Ночью ей снилось, что она курит, а сидя в своем кабинете, она не раз ловила себя на том, что засовывает ручку в рот, держа ее как сигарету. Ко всему прочему, Панкратьеву стали сильно раздражать окружающие люди. Видимо, измененное восприятие реальности отступало от Анны Сергеевны, а реальность новая ей совершенно не нравилась. Большой черный джип преследовал Панкратьеву уже практически постоянно. Она часто видела его в зеркале заднего вида и, можно сказать, к этому привыкла. Единственное, что смущало, так это то, что она никак не могла уловить марку этого автомобиля.
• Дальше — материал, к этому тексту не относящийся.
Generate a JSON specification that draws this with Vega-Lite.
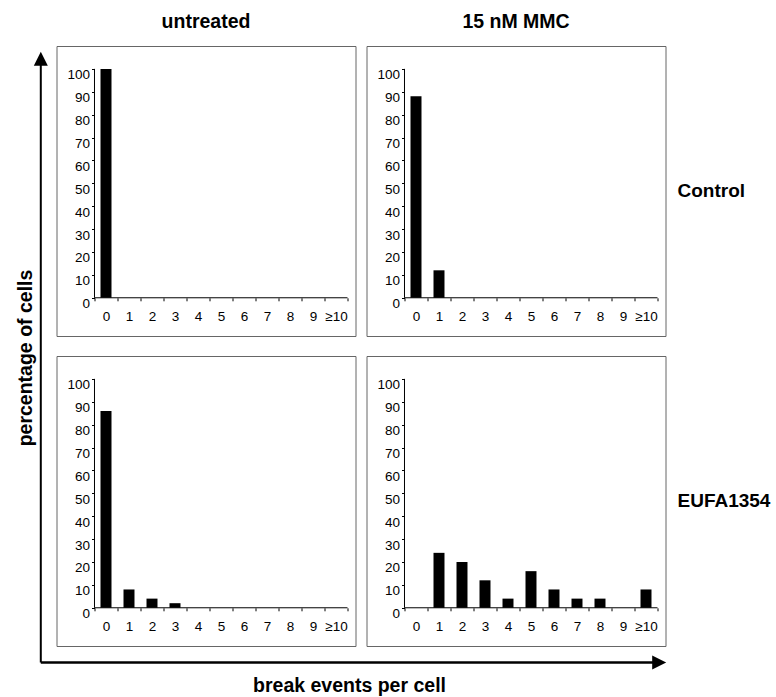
{
  "$schema": "https://vega.github.io/schema/vega-lite/v6.json",
  "padding": {"left": 14.5, "top": 11, "right": 0, "bottom": 0},
  "config": {
    "font": "Liberation Sans",
    "view": {"stroke": "#666", "strokeWidth": 1},
    "axis": {"labelColor": "black", "tickColor": "black", "labelFont": "Liberation Sans", "grid": false}
  },
  "data": {"values": [
      {"treat": "untreated", "line": "Control", "k": "0", "pct": 100},
      {"treat": "untreated", "line": "Control", "k": "1", "pct": 0},
      {"treat": "untreated", "line": "Control", "k": "2", "pct": 0},
      {"treat": "untreated", "line": "Control", "k": "3", "pct": 0},
      {"treat": "untreated", "line": "Control", "k": "4", "pct": 0},
      {"treat": "untreated", "line": "Control", "k": "5", "pct": 0},
      {"treat": "untreated", "line": "Control", "k": "6", "pct": 0},
      {"treat": "untreated", "line": "Control", "k": "7", "pct": 0},
      {"treat": "untreated", "line": "Control", "k": "8", "pct": 0},
      {"treat": "untreated", "line": "Control", "k": "9", "pct": 0},
      {"treat": "untreated", "line": "Control", "k": "≥10", "pct": 0},
      {"treat": "15 nM MMC", "line": "Control", "k": "0", "pct": 88},
      {"treat": "15 nM MMC", "line": "Control", "k": "1", "pct": 12},
      {"treat": "15 nM MMC", "line": "Control", "k": "2", "pct": 0},
      {"treat": "15 nM MMC", "line": "Control", "k": "3", "pct": 0},
      {"treat": "15 nM MMC", "line": "Control", "k": "4", "pct": 0},
      {"treat": "15 nM MMC", "line": "Control", "k": "5", "pct": 0},
      {"treat": "15 nM MMC", "line": "Control", "k": "6", "pct": 0},
      {"treat": "15 nM MMC", "line": "Control", "k": "7", "pct": 0},
      {"treat": "15 nM MMC", "line": "Control", "k": "8", "pct": 0},
      {"treat": "15 nM MMC", "line": "Control", "k": "9", "pct": 0},
      {"treat": "15 nM MMC", "line": "Control", "k": "≥10", "pct": 0},
      {"treat": "untreated", "line": "EUFA1354", "k": "0", "pct": 86},
      {"treat": "untreated", "line": "EUFA1354", "k": "1", "pct": 8},
      {"treat": "untreated", "line": "EUFA1354", "k": "2", "pct": 4},
      {"treat": "untreated", "line": "EUFA1354", "k": "3", "pct": 2},
      {"treat": "untreated", "line": "EUFA1354", "k": "4", "pct": 0},
      {"treat": "untreated", "line": "EUFA1354", "k": "5", "pct": 0},
      {"treat": "untreated", "line": "EUFA1354", "k": "6", "pct": 0},
      {"treat": "untreated", "line": "EUFA1354", "k": "7", "pct": 0},
      {"treat": "untreated", "line": "EUFA1354", "k": "8", "pct": 0},
      {"treat": "untreated", "line": "EUFA1354", "k": "9", "pct": 0},
      {"treat": "untreated", "line": "EUFA1354", "k": "≥10", "pct": 0},
      {"treat": "15 nM MMC", "line": "EUFA1354", "k": "0", "pct": 0},
      {"treat": "15 nM MMC", "line": "EUFA1354", "k": "1", "pct": 24},
      {"treat": "15 nM MMC", "line": "EUFA1354", "k": "2", "pct": 20},
      {"treat": "15 nM MMC", "line": "EUFA1354", "k": "3", "pct": 12},
      {"treat": "15 nM MMC", "line": "EUFA1354", "k": "4", "pct": 4},
      {"treat": "15 nM MMC", "line": "EUFA1354", "k": "5", "pct": 16},
      {"treat": "15 nM MMC", "line": "EUFA1354", "k": "6", "pct": 8},
      {"treat": "15 nM MMC", "line": "EUFA1354", "k": "7", "pct": 4},
      {"treat": "15 nM MMC", "line": "EUFA1354", "k": "8", "pct": 4},
      {"treat": "15 nM MMC", "line": "EUFA1354", "k": "9", "pct": 0},
      {"treat": "15 nM MMC", "line": "EUFA1354", "k": "≥10", "pct": 8}
  ]},
  "bounds": "flush",
  "facet": {
    "column": {
      "field": "treat", "type": "nominal", "sort": ["untreated", "15 nM MMC"],
      "header": {
        "title": "break events per cell", "titleOrient": "bottom",
        "titleFontSize": 19.5, "titleFontWeight": "bold", "titleColor": "black", "titlePadding": 21,
        "labelOrient": "top", "labelFontSize": 19.5, "labelFontWeight": "bold", "labelColor": "black",
        "labelPadding": -1, "labelBaseline": "alphabetic"
      }
    },
    "row": {
      "field": "line", "type": "nominal", "sort": ["Control", "EUFA1354"],
      "header": {
        "title": "percentage of cells", "titleOrient": "left", "titleAngle": -90,
        "titleFontSize": 19.5, "titleFontWeight": "bold", "titleColor": "black", "titlePadding": -8.5,
        "labelOrient": "right", "labelAngle": 0, "labelBaseline": "middle",
        "labelFontSize": 19, "labelFontWeight": "bold", "labelColor": "black", "labelPadding": 12
      }
    }
  },
  "spacing": {"row": 20, "column": 11},
  "spec": {
    "width": 299,
    "height": 290,
    "layer": [
      {
        "mark": {"type": "bar", "color": "black", "width": {"band": 0.478}},
        "encoding": {
          "x": {
            "field": "k", "type": "nominal",
            "sort": ["0", "1", "2", "3", "4", "5", "6", "7", "8", "9", "≥10"],
            "scale": {"paddingInner": 0, "paddingOuter": 1, "align": 0.826},
            "axis": {
              "title": null, "tickBand": "extent", "domain": false, "offset": -38.2,
              "tickSize": 3, "labelAngle": 0, "labelFontSize": 13.5, "labelBaseline": "top",
              "labelPadding": 8.5
            }
          },
          "y": {
            "field": "pct", "type": "quantitative",
            "scale": {"domain": [-16.7, 110], "nice": false, "zero": false},
            "axis": {
              "title": null, "values": [0, 10, 20, 30, 40, 50, 60, 70, 80, 90, 100],
              "domain": false, "offset": -38, "tickSize": 3, "labelFontSize": 13.5,
              "labelPadding": 2, "labelBaseline": "middle", "labelOffset": 6, "labelOverlap": false
            }
          }
        }
      },
      {
        "transform": [{"filter": "datum.k == '0'"}],
        "layer": [
          {
            "mark": {"type": "rule", "color": "black", "strokeWidth": 1},
            "encoding": {
              "x": {"datum": -0.5, "type": "quantitative", "scale": {"domain": [-2.152, 10.848], "nice": false, "zero": false}, "axis": null},
              "x2": {"datum": 10.5},
              "y": {"datum": 0, "type": "quantitative", "scale": {"domain": [-16.7, 110], "nice": false, "zero": false}, "axis": null}
            }
          },
          {
            "mark": {"type": "rule", "color": "black", "strokeWidth": 1},
            "encoding": {
              "x": {"datum": -0.5, "type": "quantitative", "axis": null},
              "y": {"datum": 0, "type": "quantitative", "axis": null},
              "y2": {"datum": 100}
            }
          },
          {
            "transform": [{"filter": "datum.treat == 'untreated' && datum.line == 'EUFA1354'"}],
            "layer": [
              {
                "mark": {"type": "rule", "color": "black", "strokeWidth": 2},
                "encoding": {
                  "x": {"datum": -2.835, "type": "quantitative", "axis": null},
                  "y": {"datum": -23.91, "type": "quantitative", "axis": null},
                  "y2": {"datum": 240}
                }
              },
              {
                "mark": {"type": "rule", "color": "black", "strokeWidth": 2.5},
                "encoding": {
                  "x": {"datum": -2.835, "type": "quantitative", "axis": null},
                  "x2": {"datum": 24.1},
                  "y": {"datum": -23.91, "type": "quantitative", "axis": null}
                }
              },
              {
                "mark": {"type": "point", "shape": "M0,0L0.5,1L-0.5,1Z", "size": 784, "filled": true, "color": "black", "opacity": 1, "strokeWidth": 0},
                "encoding": {
                  "x": {"datum": -2.835, "type": "quantitative", "axis": null},
                  "y": {"datum": 242.95, "type": "quantitative", "axis": null}
                }
              },
              {
                "mark": {"type": "point", "shape": "M0,0L-1,-0.5L-1,0.5Z", "size": 784, "filled": true, "color": "black", "opacity": 1, "strokeWidth": 0},
                "encoding": {
                  "x": {"datum": 24.357, "type": "quantitative", "axis": null},
                  "y": {"datum": -23.91, "type": "quantitative", "axis": null}
                }
              }
            ]
          }
        ]
      }
    ],
    "resolve": {"scale": {"x": "independent", "y": "independent"}}
  },
  "resolve": {"axis": {"x": "independent", "y": "independent"}}
}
То ли "тахо", то ли "навигатор", то ли "крузер", а может быть, и вовсе "рендж". Только и ясно было, что большой и черный. Панкратьева попыталась рассказать о джипе Алику Зотову, но тот отмахнулся, сказав, что у нее глюки и мания преследования.
Зотов после инцидента с применением против него секретного оружия оклемался довольно быстро. Провалялся все выходные в кровати, причем на второй день Панкратьева уже заподозрила, что он симулирует слабость, так как ему очень понравились все ее ухаживания и даже уколы.
Коллективу же родной фирмы бросившая курить Панкратьева совершенно не приглянулась. Дубов улетел в командировку на целую неделю, однако вместо того, чтобы расслабиться и спокойно поработать в его отсутствие, коллективу пришлось терпеть раздраженную начальницу. В вернувшейся к ней не искаженной курением реальности Панкратьева с лихвой восполнила сотрудникам отсутствие Дубова. Она и кричала, и топала ногами, и дублировала все свои указания со всех сторон ни капельки не хуже, чем это делал Дубов. Коллектив завыл и отправил к Панкратьевой парламентера с предложением снова начать курить. Парламентер был с позором выставлен из кабинета. Однако Панкратьева отправилась в курилку и принесла всем присутствующим там свои глубочайшие извинения. Поделилась с заядлыми курильщиками своей проблемой с возвратом десяти тысяч долларов и была с завистью и сочувствием прощена.
Необходимо было поехать к Арсению и рассказать ему о последствиях применения золотистых шаров, но раздражение вызывала даже сама мысль о волшебнике.
"Никакой он не волшебник, – думала раздраженная Панкратьева, – а самый настоящий злой колдун. Небось специально подкинул мне секретное оружие, чтоб я потом без него обходиться не могла".